The proposal to “turn back” federal gas taxes, however, is not far-fetched. The original interstate-highway system enacted in 1956 was intended to sunset by the early 1970s. When the interstate-highway system was finally completed in the 1980s, President Reagan’s Advisory Commission on Intergovernmental Relations endorsed turnback. Since 1996, Congress has seen regular proposals to devolve the highway program, including a 2002 proposal from Senator James Inhofe (R., Okla.), who later became chairman of the Senate Environment and Public Works Committee, which oversees the federal highway program. (He later abandoned the proposal.) As recently as 2014, a majority of Senate Republicans voted for turnback.

Transportation experts agree. The Reason Foundation’s Robert Poole summarizes that “a key rationale for devolution is that the funding approach developed to build the Interstate system is now obsolete. That approach transfers large sums from larger and faster‐growing states to smaller and slower‐growing states. . . . That is exactly backwards of what a real user‐fee system would do — which is to generate and spend large sums in the places with huge problems of congestion and insufficient highway capacity.” Former transportation secretary Mary Peters has argued forcefully for dramatically reducing Washington’s role in surface transportation to boot.

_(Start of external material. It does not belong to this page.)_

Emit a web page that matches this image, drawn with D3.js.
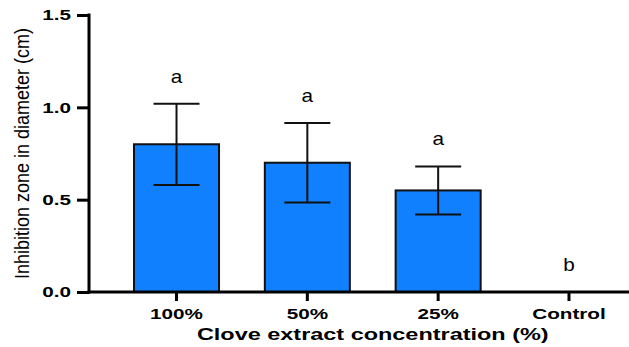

Washington is too often paralyzed on highways and transit: The gas tax has been frozen for decades, highway-reauthorization bills are regularly delayed, and federal micromanagement and red tape have stalled America’s infrastructure growth and created highway trust-fund shortfalls. While the rest of the world innovates, Washington blocks new approaches. It is time to finally eliminate the federal middleman and empower governors and mayors to creatively make their own local transportation decisions. And Washington’s current infrastructure negotiations make the perfect time for creative reform.